>> Start Information supplied
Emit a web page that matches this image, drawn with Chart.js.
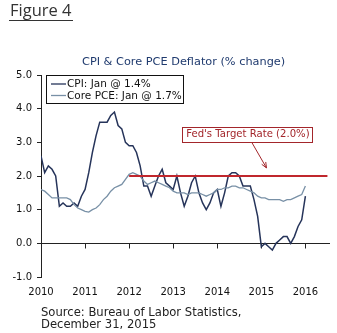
<!DOCTYPE html>
<html>
<head>
<meta charset="utf-8">
<script src="https://cdn.jsdelivr.net/npm/chart.js@4.4.1/dist/chart.umd.min.js"></script>
<style>
  html, body { margin: 0; padding: 0; background: #fff; }
  #wrap { position: relative; width: 337px; height: 333px; overflow: hidden; }
  #chart { position: absolute; left: 0; top: 0; }
  .fig { position: absolute; left: 9px; top: 0; padding: 0 1px; font-family: "Open Sans", sans-serif; font-size: 16.5px; line-height: 20px; color: #333; border-bottom: 1px solid #333; }
  .title { position: absolute; left: 82px; top: 55px; font-family: "DejaVu Sans", sans-serif; font-size: 11.3px; line-height: 13px; color: #1f3a6e; white-space: nowrap; }
  .source { position: absolute; left: 41px; top: 306px; font-family: "DejaVu Sans", sans-serif; font-size: 11.6px; line-height: 12px; color: #222; white-space: nowrap; }
</style>
</head>
<body>
<div id="wrap">
  <canvas id="chart" width="337" height="333"></canvas>
  <div class="fig">Figure 4</div>
  <div class="title">CPI &amp; Core PCE Deflator (% change)</div>
  <div class="source">Source: Bureau of Labor Statistics,<br>December 31, 2015</div>
</div>
<script>
// monthly, Jan 2010 .. Jan 2016 (year-over-year % change)
const yearLabels = ["2010", "2011", "2012", "2013", "2014", "2015", "2016"];
const yTicks = [-1, 0, 1, 2, 3, 4, 5];

const cpi = [
    2.6, 2.1, 2.3, 2.2, 2.0, 1.1, 1.2, 1.1, 1.1, 1.2, 1.1, 1.4,
    1.6, 2.1, 2.7, 3.2, 3.6, 3.6, 3.6, 3.8, 3.9, 3.5, 3.4, 3.0,
    2.9, 2.9, 2.7, 2.3, 1.7, 1.7, 1.4, 1.7, 2.0, 2.2, 1.8, 1.7,
    1.6, 2.0, 1.5, 1.1, 1.4, 1.8, 2.0, 1.5, 1.2, 1.0, 1.2, 1.5,
    1.6, 1.1, 1.5, 2.0, 2.1, 2.1, 2.0, 1.7, 1.7, 1.7, 1.3, 0.8,
    -0.1, 0.0, -0.1, -0.2, 0.0, 0.1, 0.2, 0.2, 0.0, 0.2, 0.5, 0.7,
    1.4
];

const corePce = [
    1.6, 1.55, 1.45, 1.35, 1.35, 1.35, 1.35, 1.35, 1.3, 1.15, 1.05, 1.0,
    0.95, 0.93, 1.0, 1.05, 1.15, 1.3, 1.4, 1.55, 1.65, 1.7, 1.75, 1.9,
    2.05, 2.1, 2.05, 2.0, 1.85, 1.75, 1.8, 1.85, 1.8, 1.75, 1.7, 1.65,
    1.55, 1.5, 1.5, 1.5, 1.45, 1.5, 1.5, 1.5, 1.45, 1.4, 1.45, 1.5,
    1.6, 1.6, 1.65, 1.65, 1.7, 1.7, 1.65, 1.65, 1.6, 1.55, 1.5, 1.4,
    1.35, 1.35, 1.3, 1.3, 1.3, 1.3, 1.25, 1.3, 1.3, 1.35, 1.4, 1.45,
    1.7
];

const targetMonths = [24, 78];
const targetRate = 2.0;

const cpiColor = "#26345a";
const pceColor = "#7890a6";
const redColor = "#c0272d";
const noteColor = "#a3262b";

const series = (arr) => arr.map((v, i) => ({ x: i, y: v }));

// zero line with year tick marks hanging below it
const zeroAxis = {
    id: "zeroAxis",
    beforeDatasetsDraw(chart) {
        const { ctx, chartArea, scales } = chart;
        const y0 = Math.round(scales.y.getPixelForValue(0)) + 0.5;
        ctx.save();
        ctx.strokeStyle = "#222";
        ctx.lineWidth = 1;
        ctx.beginPath();
        ctx.moveTo(chartArea.left, y0);
        ctx.lineTo(chartArea.right, y0);
        scales.x.ticks.forEach((t) => {
            if (t.value === 0) return;
            const x = Math.round(scales.x.getPixelForValue(t.value)) + 0.5;
            ctx.moveTo(x, y0);
            ctx.lineTo(x, y0 + 5);
        });
        ctx.stroke();
        ctx.restore();
    }
};

const boxes = {
    id: "boxes",
    afterDraw(chart) {
        const { ctx, chartArea, scales } = chart;
        ctx.save();
        ctx.font = "10.5px 'DejaVu Sans'";
        ctx.textBaseline = "middle";

        // legend
        const lx = chartArea.left + 5, ly = chartArea.top + 0.5;
        ctx.strokeStyle = "#111";
        ctx.lineWidth = 1;
        ctx.strokeRect(lx + 0.5, ly, 137, 28);
        [["CPI: Jan @ 1.4%", cpiColor], ["Core PCE: Jan @ 1.7%", pceColor]].forEach(([txt, col], i) => {
            const y = ly + 8.5 + i * 11.5;
            ctx.strokeStyle = col;
            ctx.lineWidth = 1.3;
            ctx.beginPath();
            ctx.moveTo(lx + 5, y);
            ctx.lineTo(lx + 20, y);
            ctx.stroke();
            ctx.fillStyle = "#111";
            ctx.fillText(txt, lx + 21, y + 0.5);
        });

        // target note
        ctx.font = "10.1px 'DejaVu Sans'";
        const nx = scales.x.getPixelForValue(56.2), ny = scales.y.getPixelForValue(3.24);
        const label = "Fed's Target Rate (2.0%)";
        const w = 130, h = 15;
        ctx.strokeStyle = noteColor;
        ctx.lineWidth = 1;
        ctx.strokeRect(Math.round(nx - w / 2) + 0.5, Math.round(ny - h / 2) + 0.5, w, h);
        ctx.fillStyle = noteColor;
        ctx.textAlign = "center";
        ctx.fillText(label, nx + 0.5, ny + 0.5);

        const ax1 = scales.x.getPixelForValue(57.5), ay1 = scales.y.getPixelForValue(2.98);
        const ax2 = scales.x.getPixelForValue(61.4), ay2 = scales.y.getPixelForValue(2.24);
        ctx.beginPath();
        ctx.moveTo(ax1, ay1);
        ctx.lineTo(ax2, ay2);
        ctx.stroke();
        const ang = Math.atan2(ay2 - ay1, ax2 - ax1);
        ctx.beginPath();
        ctx.moveTo(ax2, ay2);
        ctx.lineTo(ax2 - 6 * Math.cos(ang - 0.4), ay2 - 6 * Math.sin(ang - 0.4));
        ctx.moveTo(ax2, ay2);
        ctx.lineTo(ax2 - 6 * Math.cos(ang + 0.4), ay2 - 6 * Math.sin(ang + 0.4));
        ctx.stroke();
        ctx.restore();
    }
};

new Chart(document.getElementById("chart"), {
    type: "line",
    data: {
        datasets: [
            {
                label: "Fed's Target Rate",
                data: targetMonths.map((m) => ({ x: m, y: targetRate })),
                borderColor: redColor,
                borderWidth: 2,
            },
            {
                label: "Core PCE",
                data: series(corePce),
                borderColor: pceColor,
                borderWidth: 1.3,
            },
            {
                label: "CPI",
                data: series(cpi),
                borderColor: cpiColor,
                borderWidth: 1.5,
            }
        ],
    },
    options: {
        responsive: false,
        animation: false,
        devicePixelRatio: 1,
        layout: { padding: { top: 75, left: 0, right: 7, bottom: 36 } },
        elements: { point: { radius: 0 }, line: { tension: 0 } },
        plugins: { legend: { display: false }, tooltip: { enabled: false } },
        scales: {
            x: {
                type: "linear",
                min: 0,
                max: 78.7,
                afterBuildTicks: (s) => { s.ticks = yearLabels.map((_, i) => ({ value: i * 12 })); },
                afterFit: (s) => { s.height = 20; },
                ticks: {
                    callback: (v) => yearLabels[v / 12],
                    font: { family: "DejaVu Sans", size: 10 },
                    color: "#111",
                    padding: 9,
                    maxRotation: 0,
                    autoSkip: false,
                },
                grid: { display: false, drawTicks: false },
                border: { display: false },
            },
            y: {
                min: -1,
                max: 5,
                afterBuildTicks: (s) => { s.ticks = yTicks.map((v) => ({ value: v })); },
                afterFit: (s) => { s.width = 41; },
                ticks: {
                    callback: (v) => v.toFixed(1),
                    font: { family: "DejaVu Sans", size: 10 },
                    color: "#111",
                    padding: 5,
                },
                grid: { drawOnChartArea: false, drawTicks: true, tickLength: 4, color: "#222" },
                border: { display: true, color: "#222", width: 1 },
            },
        },
    },
    plugins: [zeroAxis, boxes],
});
</script>
</body>
</html>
>> End Information supplied
Do this: In the material above, show every line where the word "with" turns up.

The reply:
Emit a web page that matches this image, drawn with Chart.js.
// zero line with year tick marks hanging below it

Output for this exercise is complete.